TVET Strategy & Legislative Framework

Africa entered the Millennium with severe education challenges at every level. To cope with these challenges, Conferences of Ministers of Education have reiterated the need to increase access to education, improve quality and relevance, and ensure equity.

Technical and vocational education and training (TVET) forms part of this pledge to advance education across the continent, especially with a focus on equipping young people with the required skills to enter and effectively perform in the job market through specialised technical training.

As part of African Union’s (AU’s) Second Decade of Education (2006-2015), the continental TVET strategy takes account of concrete recommendations to address policy issues, challenges and gaps that constrain the implementation of initiatives and programmes for skills development on the continent. It examines the possibilities of TVET as a response to facilitate the promotion of national development, social cohesion, political stability, poverty reduction and regional integration. It draws on recent regional and international initiatives aimed at promoting TVET to foster youth employment.

The African Skills Portal for Youth Employment and Entrepreneurship (ASPYEE) provides a continental platform on which good practices relevant to the current continental TVET Strategy and Legislative Framework can be showcased and up-scaled at country, regional and continental level.

 

Vision

The continent’s TVET strategy is guided by the vision of the AU - “an integrated, peaceful and prosperous Africa, driven by its own people to take its rightful place in the global community and the knowledge economy”. This vision is predicated on the development of Africa’s human resources. Education is the major means by which Africa’s citizenry will be prepared for active participation in the attainment of this vision. TVET should not only provide skills for paid employment, but also to encourage and support creativity, innovativeness and entrepreneurship required for creating jobs and harnessing employment opportunities.

 

Strategy

The main objective of the strategy is to promote skills acquisition through training, responding to the demand of the social economic milieu. The strategy places premium on fostering employability tests, sustainable livelihoods and responsible citizenship. Furthermore, thrust is placed on building capacity to create and innovate, anchored within the frame of entrepreneurship.

The major objectives of the strategy are as follows:

  • Promoting an efficient and cost-effective system of quality TVET;

  • Ensuring the relevance of training and employability of trainees;

  • Developing creativity, innovation and entrepreneurship;

  • Informing improvements in the legal and political environment – including strengthening coherence and management of training provision;

  • Promoting quality apprenticeship; and

  • Strengthening the status and attractiveness of TVET.

One of the core priorities of the strategy is to build a unified general framework that can serve as a continental platform around which AU Member States will collaborate in building coherent and integrated TVET systems at national, regional and continental levels. This will require developing and implementing national, regional and continental plans.

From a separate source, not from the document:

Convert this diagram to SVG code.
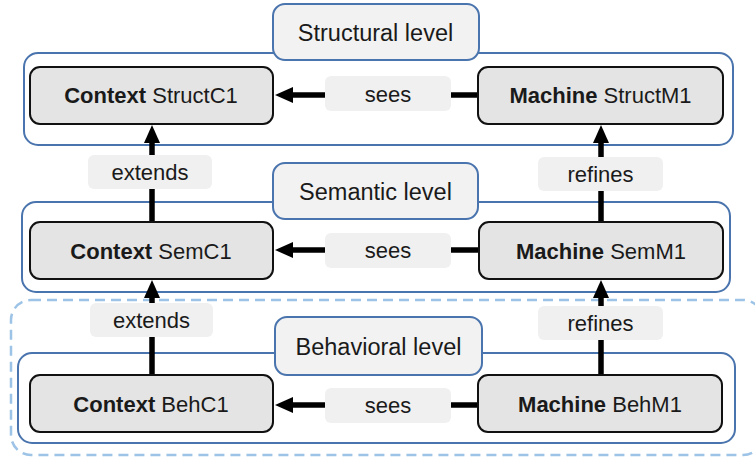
<svg xmlns="http://www.w3.org/2000/svg" width="755" height="458" viewBox="0 0 755 458">
  <style>
    .level { fill: #ffffff; stroke: #4a74ad; stroke-width: 2; }
    .levelTag { fill: #f2f2f2; stroke: #4a74ad; stroke-width: 2; }
    .node { fill: #e4e4e4; stroke: #111111; stroke-width: 2; }
    .tag { fill: #f0f0f0; stroke: none; }
    .band { fill: none; stroke: #9dc3e6; stroke-width: 2.5; stroke-dasharray: 10 6; }
    text { font-family: "Liberation Sans", Arial, sans-serif; font-size: 22px; fill: #1a1a1a; text-anchor: middle; }
    .title { font-size: 23.5px; }
    .b { font-weight: bold; }
    .edge { stroke: #000000; stroke-width: 5.5; fill: none; }
  </style>
  <defs>
    <marker id="arrow" markerUnits="userSpaceOnUse" markerWidth="18" markerHeight="18" refX="1" refY="8" orient="auto">
      <path d="M0,0 L18,8 L0,16 z" fill="#000000"/>
    </marker>
  </defs>

  <rect width="755" height="458" fill="#ffffff"/>

  <!-- behavioral band (dashed) -->
  <rect class="band" x="11" y="300" width="752" height="155" rx="20"/>

  <!-- level frames -->
  <g id="structural-level">
    <rect class="level" x="24" y="53" width="709" height="92" rx="14"/>
    <rect class="levelTag" x="273" y="4" width="206" height="56" rx="12"/>
    <text class="title" x="375.5" y="40.5">Structural level</text>
  </g>
  <g id="semantic-level">
    <rect class="level" x="22" y="202" width="708" height="90" rx="14"/>
    <rect class="levelTag" x="273" y="163" width="205" height="56" rx="12"/>
    <text class="title" x="375.5" y="199.5">Semantic level</text>
  </g>
  <g id="behavioral-level">
    <rect class="level" x="18" y="353" width="717" height="90" rx="14"/>
    <rect class="levelTag" x="275" y="317" width="207" height="58" rx="12"/>
    <text class="title" x="378.5" y="354.5">Behavioral level</text>
  </g>

  <!-- connectors -->
  <g id="connectors">
    <!-- sees -->
    <line class="edge" x1="478" y1="95" x2="451" y2="95"/>
    <line class="edge" x1="325" y1="95" x2="292" y2="95" marker-end="url(#arrow)"/>
    <line class="edge" x1="479" y1="250" x2="451" y2="250"/>
    <line class="edge" x1="325" y1="250" x2="292" y2="250" marker-end="url(#arrow)"/>
    <line class="edge" x1="478" y1="405" x2="451" y2="405"/>
    <line class="edge" x1="325" y1="405" x2="292" y2="405" marker-end="url(#arrow)"/>
    <!-- extends -->
    <line class="edge" x1="152" y1="222" x2="152" y2="189"/>
    <line class="edge" x1="152" y1="155" x2="152" y2="142" marker-end="url(#arrow)"/>
    <line class="edge" x1="152" y1="375" x2="152" y2="337"/>
    <line class="edge" x1="152" y1="303" x2="152" y2="297" marker-end="url(#arrow)"/>
    <!-- refines -->
    <line class="edge" x1="601" y1="222" x2="601" y2="191"/>
    <line class="edge" x1="601" y1="157" x2="601" y2="142" marker-end="url(#arrow)"/>
    <line class="edge" x1="601" y1="375" x2="601" y2="340"/>
    <line class="edge" x1="601" y1="306" x2="601" y2="297" marker-end="url(#arrow)"/>
  </g>

  <!-- connector labels -->
  <g id="label-sees-struct">
    <rect class="tag" x="325" y="76" width="126" height="35" rx="6"/>
    <text x="388" y="101.5">sees</text>
  </g>
  <g id="label-sees-sem">
    <rect class="tag" x="325" y="233" width="126" height="35" rx="6"/>
    <text x="388" y="258">sees</text>
  </g>
  <g id="label-sees-beh">
    <rect class="tag" x="325" y="388" width="126" height="35" rx="6"/>
    <text x="388" y="413">sees</text>
  </g>
  <g id="label-extends-upper">
    <rect class="tag" x="88" y="155" width="124" height="34" rx="6"/>
    <text x="150" y="180">extends</text>
  </g>
  <g id="label-extends-lower">
    <rect class="tag" x="90" y="303" width="123" height="34" rx="6"/>
    <text x="151.5" y="328">extends</text>
  </g>
  <g id="label-refines-upper">
    <rect class="tag" x="538" y="157" width="125" height="34" rx="6"/>
    <text x="600.5" y="182">refines</text>
  </g>
  <g id="label-refines-lower">
    <rect class="tag" x="538" y="306" width="125" height="34" rx="6"/>
    <text x="600.5" y="331">refines</text>
  </g>

  <!-- nodes -->
  <g id="StructC1">
    <rect class="node" x="30" y="67" width="243" height="57" rx="10"/>
    <text x="151" y="103"><tspan class="b">Context</tspan> StructC1</text>
  </g>
  <g id="StructM1">
    <rect class="node" x="478" y="67" width="245" height="57" rx="10"/>
    <text x="600.5" y="103"><tspan class="b">Machine</tspan> StructM1</text>
  </g>
  <g id="SemC1">
    <rect class="node" x="30" y="222" width="243" height="57" rx="10"/>
    <text x="151" y="258.5"><tspan class="b">Context</tspan> SemC1</text>
  </g>
  <g id="SemM1">
    <rect class="node" x="479" y="222" width="244" height="57" rx="10"/>
    <text x="601" y="258.5"><tspan class="b">Machine</tspan> SemM1</text>
  </g>
  <g id="BehC1">
    <rect class="node" x="30" y="375" width="243" height="57" rx="10"/>
    <text x="151" y="411.5"><tspan class="b">Context</tspan> BehC1</text>
  </g>
  <g id="BehM1">
    <rect class="node" x="478" y="375" width="244" height="57" rx="10"/>
    <text x="600" y="411.5"><tspan class="b">Machine</tspan> BehM1</text>
  </g>
</svg>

Another priority of the continental TVET strategy is positioning TVET within the education system as a tool for the empowerment of African people, especially youth. Specifically, TVET should be viewed as a culmination of all the training needed for social-economic development of the continent.


Legislative Framework

Addressing the institutional challenge of TVET governance should be at the heart of policy and reforms. This involves first drawing up a legal framework and a coherent TVET policy that also takes into consideration the following factors:

  • Organisation of the private sector, particularly the TVET informal sector;

  • Description of consultation mechanisms at the three levels: national, regional continental ;

  • Direct involvement of parliaments of AU Member States;

  • Creation of a TVET quality supervisory authority;

  • Establishment of an implementation body for the strategy; and

  • Establishment of youth-friendly entrepreneurship funds.

 

Policy Making & Regulation

The role of Member States is to create a TVET quality supervisory authority and as well ensure an enabling environment for guidance and counselling services of trainees.

A core condition for successful implementation of a national TVET strategy is the development of a national TVET policy that sets out the Government’s vision for skills development. This should be accompanied by a clear articulation of the synergies between the national, regional and continental priorities and plans, for purposes, inter alia, of taking advantage of intra-Africa shared learning and support.

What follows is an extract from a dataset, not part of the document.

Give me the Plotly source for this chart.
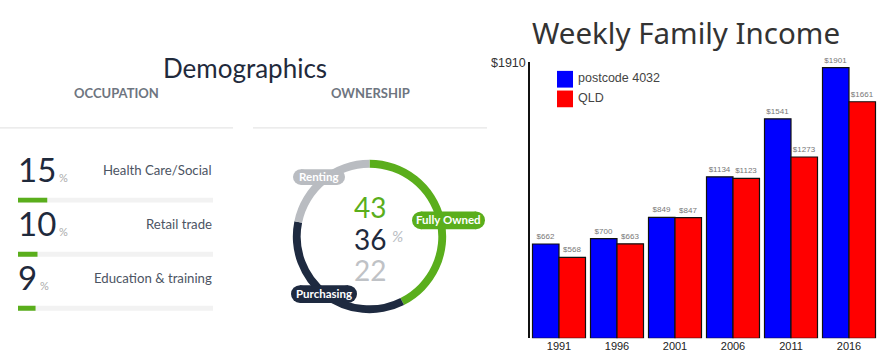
import plotly.graph_objects as go

# ---------------- data ----------------
occupation_labels = ["Health Care/Social", "Retail trade", "Education & training"]
occupation_pct = [15, 10, 9]

ownership_labels = ["Fully Owned", "Purchasing", "Renting"]
ownership_pct = [43, 36, 22]

years = ["1991", "1996", "2001", "2006", "2011", "2016"]
postcode_income = [662, 700, 849, 1134, 1541, 1901]
qld_income = [568, 663, 847, 1123, 1273, 1661]
series_names = ["postcode 4032", "QLD"]
y_tick_vals = [1910]
y_tick_text = ["$1910"]

# ---------------- helpers ----------------
W, H = 889, 354
def px(x):
    return x / W
def py(y):
    return 1 - y / H

GREEN = "#5aae1c"
NAVY = "#1e2a40"
GRAY = "#b9bcc1"
DARK = "#1f2a3c"
SANS = "Lato"
TS = 5  # text lift

fig = go.Figure()

# ---------- weekly income bars ----------
fig.add_trace(go.Bar(
    x=years, y=postcode_income, name=series_names[0],
    marker=dict(color="#0000ff", line=dict(color="#111111", width=1.2)),
    texttemplate="$%{y}", textposition="outside", cliponaxis=False,
    textfont=dict(size=8, color="#777777", family="Liberation Sans"),
    xaxis="x", yaxis="y", showlegend=False,
))
fig.add_trace(go.Bar(
    x=years, y=qld_income, name=series_names[1],
    marker=dict(color="#ff0000", line=dict(color="#111111", width=1.2)),
    texttemplate="$%{y}", textposition="outside", cliponaxis=False,
    textfont=dict(size=8, color="#777777", family="Liberation Sans"),
    xaxis="x", yaxis="y", showlegend=False,
))

# ---------- occupation progress bars ----------
fig.add_trace(go.Bar(
    x=occupation_pct, y=list(range(len(occupation_pct))), orientation="h",
    width=5 / 55, marker=dict(color=GREEN, line=dict(width=0)),
    xaxis="x2", yaxis="y2", showlegend=False, hoverinfo="skip",
))

# ---------- ownership donut ----------
cx, cy, R = 369.5, 234.5, 78
fig.add_trace(go.Pie(
    labels=ownership_labels, values=ownership_pct, sort=False,
    direction="clockwise", rotation=0, hole=70 / 78,
    marker=dict(colors=[GREEN, NAVY, GRAY], line=dict(width=0)),
    textinfo="none", showlegend=False,
    domain=dict(x=[px(cx - R), px(cx + R)], y=[py(cy + R), py(cy - R)]),
))

shapes = []
annotations = []

# track shapes behind the progress bars
for i in range(len(occupation_pct)):
    shapes.append(dict(type="rect", xref="x2", yref="y2", x0=0, x1=100,
                       y0=i - 2.5 / 55, y1=i + 2.5 / 55,
                       fillcolor="#f2f2f2", line=dict(width=0), layer="below"))

# divider lines
shapes.append(dict(type="line", xref="paper", yref="paper", x0=px(0), x1=px(233),
                   y0=py(124), y1=py(124), line=dict(color="#e6e6e6", width=1.2)))
shapes.append(dict(type="line", xref="paper", yref="paper", x0=px(253), x1=px(487),
                   y0=py(124), y1=py(124), line=dict(color="#e6e6e6", width=1.2)))

# titles
annotations.append(dict(text="Demographics", x=px(245), y=py(68 - TS), xref="paper", yref="paper",
                        showarrow=False, xanchor="center", yanchor="middle",
                        font=dict(family=SANS, size=26, color=DARK)))
annotations.append(dict(text="<b>OCCUPATION</b>", x=px(116), y=py(94 - TS), xref="paper", yref="paper",
                        showarrow=False, xanchor="center", yanchor="middle",
                        font=dict(family=SANS, size=13, color="#6e7580")))
annotations.append(dict(text="<b>OWNERSHIP</b>", x=px(370), y=py(94 - TS), xref="paper", yref="paper",
                        showarrow=False, xanchor="center", yanchor="middle",
                        font=dict(family=SANS, size=13, color="#6e7580")))

# occupation rows
row_y = [171, 226, 281]
for lab, val, yy in zip(occupation_labels, occupation_pct, row_y):
    annotations.append(dict(
        text=f"{val}<span style='font-size:11px;color:#aaaaaa'> %</span>",
        x=px(16), y=py(yy - TS), xref="paper", yref="paper", showarrow=False,
        xanchor="left", yanchor="middle", font=dict(family=SANS, size=33, color=DARK)))
    annotations.append(dict(
        text=lab, x=px(214), y=py(yy - TS + 1), xref="paper", yref="paper", showarrow=False,
        xanchor="right", yanchor="middle", font=dict(family=SANS, size=13.2, color="#4c5463")))

# donut centre numbers
center_colors = [GREEN, DARK, "#bfc2c6"]
center_y = [208, 241, 273]
for v, c, yy in zip(ownership_pct, center_colors, center_y):
    annotations.append(dict(text=str(v), x=px(370), y=py(yy - 4), xref="paper", yref="paper",
                            showarrow=False, xanchor="center", yanchor="middle",
                            font=dict(family=SANS, size=28, color=c)))
annotations.append(dict(text="<i>%</i>", x=px(390), y=py(238 - 4), xref="paper", yref="paper",
                        showarrow=False, xanchor="left", yanchor="middle",
                        font=dict(family=SANS, size=15, color="#b8bcc2")))

# pill badges
def pill(x0, x1, y0, y1, color):
    r = (y1 - y0) / 2
    shapes.append(dict(type="rect", xref="paper", yref="paper", x0=px(x0 + r), x1=px(x1 - r),
                       y0=py(y1), y1=py(y0), fillcolor=color, line=dict(width=0), layer="above"))
    shapes.append(dict(type="circle", xref="paper", yref="paper", x0=px(x0), x1=px(x0 + 2 * r),
                       y0=py(y1), y1=py(y0), fillcolor=color, line=dict(width=0), layer="above"))
    shapes.append(dict(type="circle", xref="paper", yref="paper", x0=px(x1 - 2 * r), x1=px(x1),
                       y0=py(y1), y1=py(y0), fillcolor=color, line=dict(width=0), layer="above"))

badges = [
    (ownership_labels[2], 293, 345, 166, 182, GRAY),
    (ownership_labels[0], 412, 485, 209, 227, GREEN),
    (ownership_labels[1], 291, 357, 284, 302, NAVY),
]
for lab, x0, x1, y0, y1, col in badges:
    pill(x0, x1, y0, y1, col)
    annotations.append(dict(text=f"<b>{lab}</b>", x=px((x0 + x1) / 2), y=py((y0 + y1) / 2 - 1),
                            xref="paper", yref="paper", showarrow=False,
                            xanchor="center", yanchor="middle",
                            font=dict(family=SANS, size=11.5, color="white")))

# chart title
annotations.append(dict(text="Weekly Family Income", x=px(686), y=py(27), xref="paper", yref="paper",
                        showarrow=False, xanchor="center", yanchor="middle",
                        font=dict(family="Noto Sans", size=29.5, color="#333333")))

# manual legend
legend_items = [(series_names[0], "#0000ff", 66), (series_names[1], "#ff0000", 86)]
for name, col, top in legend_items:
    shapes.append(dict(type="rect", xref="paper", yref="paper", x0=px(557), x1=px(573),
                       y0=py(top + 17), y1=py(top), fillcolor=col, line=dict(width=0)))
    annotations.append(dict(text=name, x=px(576), y=py(top + 7.5), xref="paper", yref="paper",
                            showarrow=False, xanchor="left", yanchor="middle",
                            font=dict(family="Liberation Sans", size=12.5, color="#444444")))

fig.update_layout(
    width=W, height=H, margin=dict(l=0, r=0, t=0, b=0),
    paper_bgcolor="white", plot_bgcolor="white",
    barmode="group", bargap=5 / 58, bargroupgap=0,
    xaxis=dict(domain=[px(530), px(878)], type="category", showline=False, showgrid=False,
               zeroline=False, ticks="", anchor="y",
               tickfont=dict(family="Liberation Sans", size=11, color="#222222")),
    yaxis=dict(domain=[py(338), py(57)], range=[0, 1940], showline=True, linecolor="#111111",
               linewidth=1.5, showgrid=False, zeroline=False, ticks="", anchor="x",
               tickvals=y_tick_vals, ticktext=y_tick_text, ticklabelshift=-4,
               tickfont=dict(family="Liberation Sans", size=12.5, color="#333333")),
    xaxis2=dict(domain=[px(18), px(213)], range=[0, 100], visible=False, anchor="y2", fixedrange=True),
    yaxis2=dict(domain=[py(335), py(170)], range=[2.5, -0.5], visible=False, anchor="x2", fixedrange=True),
    shapes=shapes, annotations=annotations,
)

fig.write_html("out.html")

Furthermore, countries are encouraged to articulate the synergies and complementarities between TVET and other sectors of the national economy. Successful implementation of the strategy will also be pursued through promoting consistence between the national TVET strategy and regional, continental and international frameworks of education and training policy protocols.

 

TVET Research

TVET development should be placed at the forefront of technical information to keep abreast with technological developments across the continent and the world. TVET itself then becomes an object of research putting production lines at the centre of development in order to acquire the ability to anticipate that is always needed in the education system. Through such research, TVET teaching will be constantly reviewed.